*Goal of the exercise*
Images should be left out, and everything else in the listing reproduced exactly.
----- Data excerpt
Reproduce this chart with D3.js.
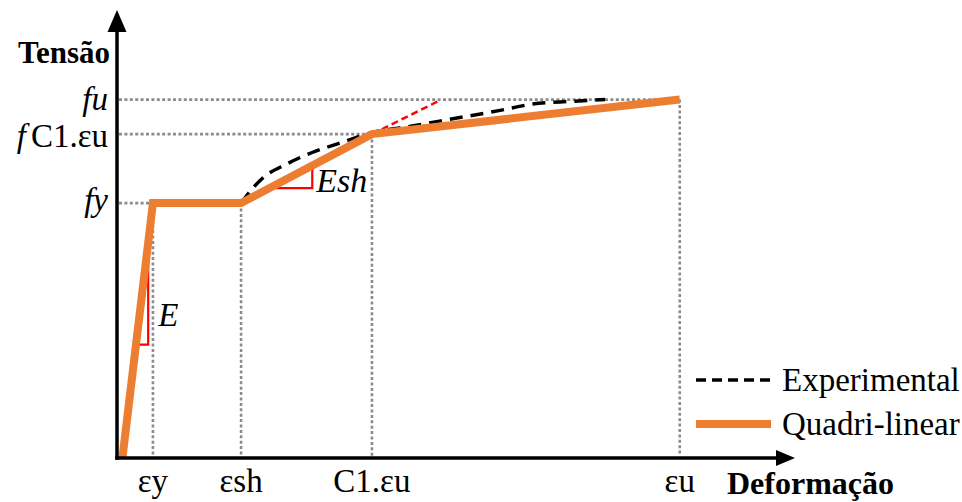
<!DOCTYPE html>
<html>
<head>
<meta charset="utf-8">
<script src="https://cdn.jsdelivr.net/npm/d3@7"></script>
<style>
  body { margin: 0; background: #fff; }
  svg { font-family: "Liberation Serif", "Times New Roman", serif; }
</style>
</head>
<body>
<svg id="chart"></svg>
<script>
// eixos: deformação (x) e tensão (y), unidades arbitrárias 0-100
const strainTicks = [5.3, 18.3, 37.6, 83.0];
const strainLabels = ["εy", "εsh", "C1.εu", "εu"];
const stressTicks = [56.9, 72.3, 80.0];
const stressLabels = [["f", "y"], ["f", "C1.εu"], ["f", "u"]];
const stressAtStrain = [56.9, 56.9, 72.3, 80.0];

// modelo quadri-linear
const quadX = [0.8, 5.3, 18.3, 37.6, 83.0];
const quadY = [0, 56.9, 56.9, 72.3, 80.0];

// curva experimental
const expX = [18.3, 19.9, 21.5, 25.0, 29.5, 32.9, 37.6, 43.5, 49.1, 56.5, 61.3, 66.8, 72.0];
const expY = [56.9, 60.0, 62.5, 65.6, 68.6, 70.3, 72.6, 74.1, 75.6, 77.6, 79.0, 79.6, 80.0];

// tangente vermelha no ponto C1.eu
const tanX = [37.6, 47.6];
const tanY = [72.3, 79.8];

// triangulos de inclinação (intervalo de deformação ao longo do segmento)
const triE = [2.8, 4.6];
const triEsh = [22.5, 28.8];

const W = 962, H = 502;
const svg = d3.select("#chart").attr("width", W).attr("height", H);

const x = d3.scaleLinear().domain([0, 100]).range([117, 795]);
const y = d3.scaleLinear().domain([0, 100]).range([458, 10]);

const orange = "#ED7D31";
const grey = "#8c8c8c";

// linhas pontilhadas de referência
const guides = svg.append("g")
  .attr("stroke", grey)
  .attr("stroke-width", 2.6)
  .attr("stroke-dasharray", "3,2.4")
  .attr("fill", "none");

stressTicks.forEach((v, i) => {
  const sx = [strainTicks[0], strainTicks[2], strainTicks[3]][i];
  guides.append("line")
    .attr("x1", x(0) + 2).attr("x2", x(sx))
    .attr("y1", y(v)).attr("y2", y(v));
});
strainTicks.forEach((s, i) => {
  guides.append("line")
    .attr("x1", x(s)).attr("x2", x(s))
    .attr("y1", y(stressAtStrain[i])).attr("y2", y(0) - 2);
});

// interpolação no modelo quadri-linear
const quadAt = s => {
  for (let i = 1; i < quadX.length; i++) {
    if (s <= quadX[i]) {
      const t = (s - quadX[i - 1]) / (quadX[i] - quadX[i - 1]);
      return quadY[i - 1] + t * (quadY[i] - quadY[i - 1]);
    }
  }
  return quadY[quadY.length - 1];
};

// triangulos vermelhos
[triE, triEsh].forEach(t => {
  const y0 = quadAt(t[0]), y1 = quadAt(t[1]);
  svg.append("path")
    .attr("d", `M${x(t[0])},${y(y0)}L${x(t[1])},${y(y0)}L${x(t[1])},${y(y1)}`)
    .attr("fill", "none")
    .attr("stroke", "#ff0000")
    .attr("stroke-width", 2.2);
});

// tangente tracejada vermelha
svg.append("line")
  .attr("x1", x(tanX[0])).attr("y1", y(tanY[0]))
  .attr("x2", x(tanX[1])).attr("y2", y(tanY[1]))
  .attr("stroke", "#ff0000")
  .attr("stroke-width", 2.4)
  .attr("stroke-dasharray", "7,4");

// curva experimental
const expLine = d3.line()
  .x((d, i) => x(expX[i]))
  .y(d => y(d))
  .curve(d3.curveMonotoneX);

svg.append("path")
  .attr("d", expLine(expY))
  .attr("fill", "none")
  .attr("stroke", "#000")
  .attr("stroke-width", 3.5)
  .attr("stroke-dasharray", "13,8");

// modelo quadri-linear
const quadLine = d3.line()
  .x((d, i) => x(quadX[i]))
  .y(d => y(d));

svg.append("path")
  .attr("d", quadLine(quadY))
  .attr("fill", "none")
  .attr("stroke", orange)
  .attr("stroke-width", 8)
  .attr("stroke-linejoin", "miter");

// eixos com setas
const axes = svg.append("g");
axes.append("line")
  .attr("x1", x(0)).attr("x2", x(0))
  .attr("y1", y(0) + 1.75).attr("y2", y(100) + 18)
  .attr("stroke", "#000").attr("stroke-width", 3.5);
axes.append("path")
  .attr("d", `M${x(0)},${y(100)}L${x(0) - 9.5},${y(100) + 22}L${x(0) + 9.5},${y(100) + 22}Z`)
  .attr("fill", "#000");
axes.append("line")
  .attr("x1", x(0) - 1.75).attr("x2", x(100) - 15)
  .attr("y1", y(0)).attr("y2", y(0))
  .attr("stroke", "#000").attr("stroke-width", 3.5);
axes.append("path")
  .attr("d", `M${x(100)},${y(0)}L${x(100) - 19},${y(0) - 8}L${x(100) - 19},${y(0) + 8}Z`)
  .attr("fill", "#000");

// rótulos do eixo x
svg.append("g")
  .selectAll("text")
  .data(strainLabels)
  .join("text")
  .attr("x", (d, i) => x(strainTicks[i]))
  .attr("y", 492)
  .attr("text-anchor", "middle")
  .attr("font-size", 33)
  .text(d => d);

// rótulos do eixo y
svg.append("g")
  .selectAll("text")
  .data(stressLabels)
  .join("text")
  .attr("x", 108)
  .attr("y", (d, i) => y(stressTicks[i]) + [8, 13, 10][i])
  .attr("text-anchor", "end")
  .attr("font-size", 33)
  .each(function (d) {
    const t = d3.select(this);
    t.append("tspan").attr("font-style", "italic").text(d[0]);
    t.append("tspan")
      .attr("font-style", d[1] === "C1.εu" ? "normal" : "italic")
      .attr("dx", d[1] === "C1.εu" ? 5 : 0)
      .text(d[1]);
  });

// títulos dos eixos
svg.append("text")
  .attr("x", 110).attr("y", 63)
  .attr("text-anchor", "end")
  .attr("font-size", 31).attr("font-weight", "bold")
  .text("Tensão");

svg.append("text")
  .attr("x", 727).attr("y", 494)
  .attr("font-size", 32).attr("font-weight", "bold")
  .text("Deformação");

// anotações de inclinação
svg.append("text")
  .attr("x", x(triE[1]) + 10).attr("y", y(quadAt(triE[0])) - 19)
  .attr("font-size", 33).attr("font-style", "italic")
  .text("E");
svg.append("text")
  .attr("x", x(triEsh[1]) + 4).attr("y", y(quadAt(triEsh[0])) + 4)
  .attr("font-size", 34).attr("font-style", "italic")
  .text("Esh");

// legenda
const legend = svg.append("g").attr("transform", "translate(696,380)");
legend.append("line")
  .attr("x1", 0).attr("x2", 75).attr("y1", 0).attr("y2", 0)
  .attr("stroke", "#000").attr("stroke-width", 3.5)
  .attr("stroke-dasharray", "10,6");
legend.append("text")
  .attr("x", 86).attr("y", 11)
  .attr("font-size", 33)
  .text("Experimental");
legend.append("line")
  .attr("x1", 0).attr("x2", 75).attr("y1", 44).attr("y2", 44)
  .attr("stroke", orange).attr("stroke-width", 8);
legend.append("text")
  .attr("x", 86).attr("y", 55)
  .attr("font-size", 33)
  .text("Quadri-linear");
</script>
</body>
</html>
----------
*Response below*
Reproduce this chart with D3.js.
<!DOCTYPE html>
<html>
<head>
<meta charset="utf-8">
<script src="https://cdn.jsdelivr.net/npm/d3@7"></script>
<style>
  body { margin: 0; background: #fff; }
  svg { font-family: "Liberation Serif", "Times New Roman", serif; }
</style>
</head>
<body>
<svg id="chart"></svg>
<script>
// eixos: deformação (x) e tensão (y), unidades arbitrárias 0-100
const strainTicks = [5.3, 18.3, 37.6, 83.0];
const strainLabels = ["εy", "εsh", "C1.εu", "εu"];
const stressTicks = [56.9, 72.3, 80.0];
const stressLabels = [["f", "y"], ["f", "C1.εu"], ["f", "u"]];
const stressAtStrain = [56.9, 56.9, 72.3, 80.0];

// modelo quadri-linear
const quadX = [0.8, 5.3, 18.3, 37.6, 83.0];
const quadY = [0, 56.9, 56.9, 72.3, 80.0];

// curva experimental
const expX = [18.3, 19.9, 21.5, 25.0, 29.5, 32.9, 37.6, 43.5, 49.1, 56.5, 61.3, 66.8, 72.0];
const expY = [56.9, 60.0, 62.5, 65.6, 68.6, 70.3, 72.6, 74.1, 75.6, 77.6, 79.0, 79.6, 80.0];

// tangente vermelha no ponto C1.eu
const tanX = [37.6, 47.6];
const tanY = [72.3, 79.8];

// triangulos de inclinação (intervalo de deformação ao longo do segmento)
const triE = [2.8, 4.6];
const triEsh = [22.5, 28.8];

const W = 962, H = 502;
const svg = d3.select("#chart").attr("width", W).attr("height", H);

const x = d3.scaleLinear().domain([0, 100]).range([117, 795]);
const y = d3.scaleLinear().domain([0, 100]).range([458, 10]);

const orange = "#ED7D31";
const grey = "#8c8c8c";

// linhas pontilhadas de referência
const guides = svg.append("g")
  .attr("stroke", grey)
  .attr("stroke-width", 2.6)
  .attr("stroke-dasharray", "3,2.4")
  .attr("fill", "none");

stressTicks.forEach((v, i) => {
  const sx = [strainTicks[0], strainTicks[2], strainTicks[3]][i];
  guides.append("line")
    .attr("x1", x(0) + 2).attr("x2", x(sx))
    .attr("y1", y(v)).attr("y2", y(v));
});
strainTicks.forEach((s, i) => {
  guides.append("line")
    .attr("x1", x(s)).attr("x2", x(s))
    .attr("y1", y(stressAtStrain[i])).attr("y2", y(0) - 2);
});

// interpolação no modelo quadri-linear
const quadAt = s => {
  for (let i = 1; i < quadX.length; i++) {
    if (s <= quadX[i]) {
      const t = (s - quadX[i - 1]) / (quadX[i] - quadX[i - 1]);
      return quadY[i - 1] + t * (quadY[i] - quadY[i - 1]);
    }
  }
  return quadY[quadY.length - 1];
};

// triangulos vermelhos
[triE, triEsh].forEach(t => {
  const y0 = quadAt(t[0]), y1 = quadAt(t[1]);
  svg.append("path")
    .attr("d", `M${x(t[0])},${y(y0)}L${x(t[1])},${y(y0)}L${x(t[1])},${y(y1)}`)
    .attr("fill", "none")
    .attr("stroke", "#ff0000")
    .attr("stroke-width", 2.2);
});

// tangente tracejada vermelha
svg.append("line")
  .attr("x1", x(tanX[0])).attr("y1", y(tanY[0]))
  .attr("x2", x(tanX[1])).attr("y2", y(tanY[1]))
  .attr("stroke", "#ff0000")
  .attr("stroke-width", 2.4)
  .attr("stroke-dasharray", "7,4");

// curva experimental
const expLine = d3.line()
  .x((d, i) => x(expX[i]))
  .y(d => y(d))
  .curve(d3.curveMonotoneX);

svg.append("path")
  .attr("d", expLine(expY))
  .attr("fill", "none")
  .attr("stroke", "#000")
  .attr("stroke-width", 3.5)
  .attr("stroke-dasharray", "13,8");

// modelo quadri-linear
const quadLine = d3.line()
  .x((d, i) => x(quadX[i]))
  .y(d => y(d));

svg.append("path")
  .attr("d", quadLine(quadY))
  .attr("fill", "none")
  .attr("stroke", orange)
  .attr("stroke-width", 8)
  .attr("stroke-linejoin", "miter");

// eixos com setas
const axes = svg.append("g");
axes.append("line")
  .attr("x1", x(0)).attr("x2", x(0))
  .attr("y1", y(0) + 1.75).attr("y2", y(100) + 18)
  .attr("stroke", "#000").attr("stroke-width", 3.5);
axes.append("path")
  .attr("d", `M${x(0)},${y(100)}L${x(0) - 9.5},${y(100) + 22}L${x(0) + 9.5},${y(100) + 22}Z`)
  .attr("fill", "#000");
axes.append("line")
  .attr("x1", x(0) - 1.75).attr("x2", x(100) - 15)
  .attr("y1", y(0)).attr("y2", y(0))
  .attr("stroke", "#000").attr("stroke-width", 3.5);
axes.append("path")
  .attr("d", `M${x(100)},${y(0)}L${x(100) - 19},${y(0) - 8}L${x(100) - 19},${y(0) + 8}Z`)
  .attr("fill", "#000");

// rótulos do eixo x
svg.append("g")
  .selectAll("text")
  .data(strainLabels)
  .join("text")
  .attr("x", (d, i) => x(strainTicks[i]))
  .attr("y", 492)
  .attr("text-anchor", "middle")
  .attr("font-size", 33)
  .text(d => d);

// rótulos do eixo y
svg.append("g")
  .selectAll("text")
  .data(stressLabels)
  .join("text")
  .attr("x", 108)
  .attr("y", (d, i) => y(stressTicks[i]) + [8, 13, 10][i])
  .attr("text-anchor", "end")
  .attr("font-size", 33)
  .each(function (d) {
    const t = d3.select(this);
    t.append("tspan").attr("font-style", "italic").text(d[0]);
    t.append("tspan")
      .attr("font-style", d[1] === "C1.εu" ? "normal" : "italic")
      .attr("dx", d[1] === "C1.εu" ? 5 : 0)
      .text(d[1]);
  });

// títulos dos eixos
svg.append("text")
  .attr("x", 110).attr("y", 63)
  .attr("text-anchor", "end")
  .attr("font-size", 31).attr("font-weight", "bold")
  .text("Tensão");

svg.append("text")
  .attr("x", 727).attr("y", 494)
  .attr("font-size", 32).attr("font-weight", "bold")
  .text("Deformação");

// anotações de inclinação
svg.append("text")
  .attr("x", x(triE[1]) + 10).attr("y", y(quadAt(triE[0])) - 19)
  .attr("font-size", 33).attr("font-style", "italic")
  .text("E");
svg.append("text")
  .attr("x", x(triEsh[1]) + 4).attr("y", y(quadAt(triEsh[0])) + 4)
  .attr("font-size", 34).attr("font-style", "italic")
  .text("Esh");

// legenda
const legend = svg.append("g").attr("transform", "translate(696,380)");
legend.append("line")
  .attr("x1", 0).attr("x2", 75).attr("y1", 0).attr("y2", 0)
  .attr("stroke", "#000").attr("stroke-width", 3.5)
  .attr("stroke-dasharray", "10,6");
legend.append("text")
  .attr("x", 86).attr("y", 11)
  .attr("font-size", 33)
  .text("Experimental");
legend.append("line")
  .attr("x1", 0).attr("x2", 75).attr("y1", 44).attr("y2", 44)
  .attr("stroke", orange).attr("stroke-width", 8);
legend.append("text")
  .attr("x", 86).attr("y", 55)
  .attr("font-size", 33)
  .text("Quadri-linear");
</script>
</body>
</html>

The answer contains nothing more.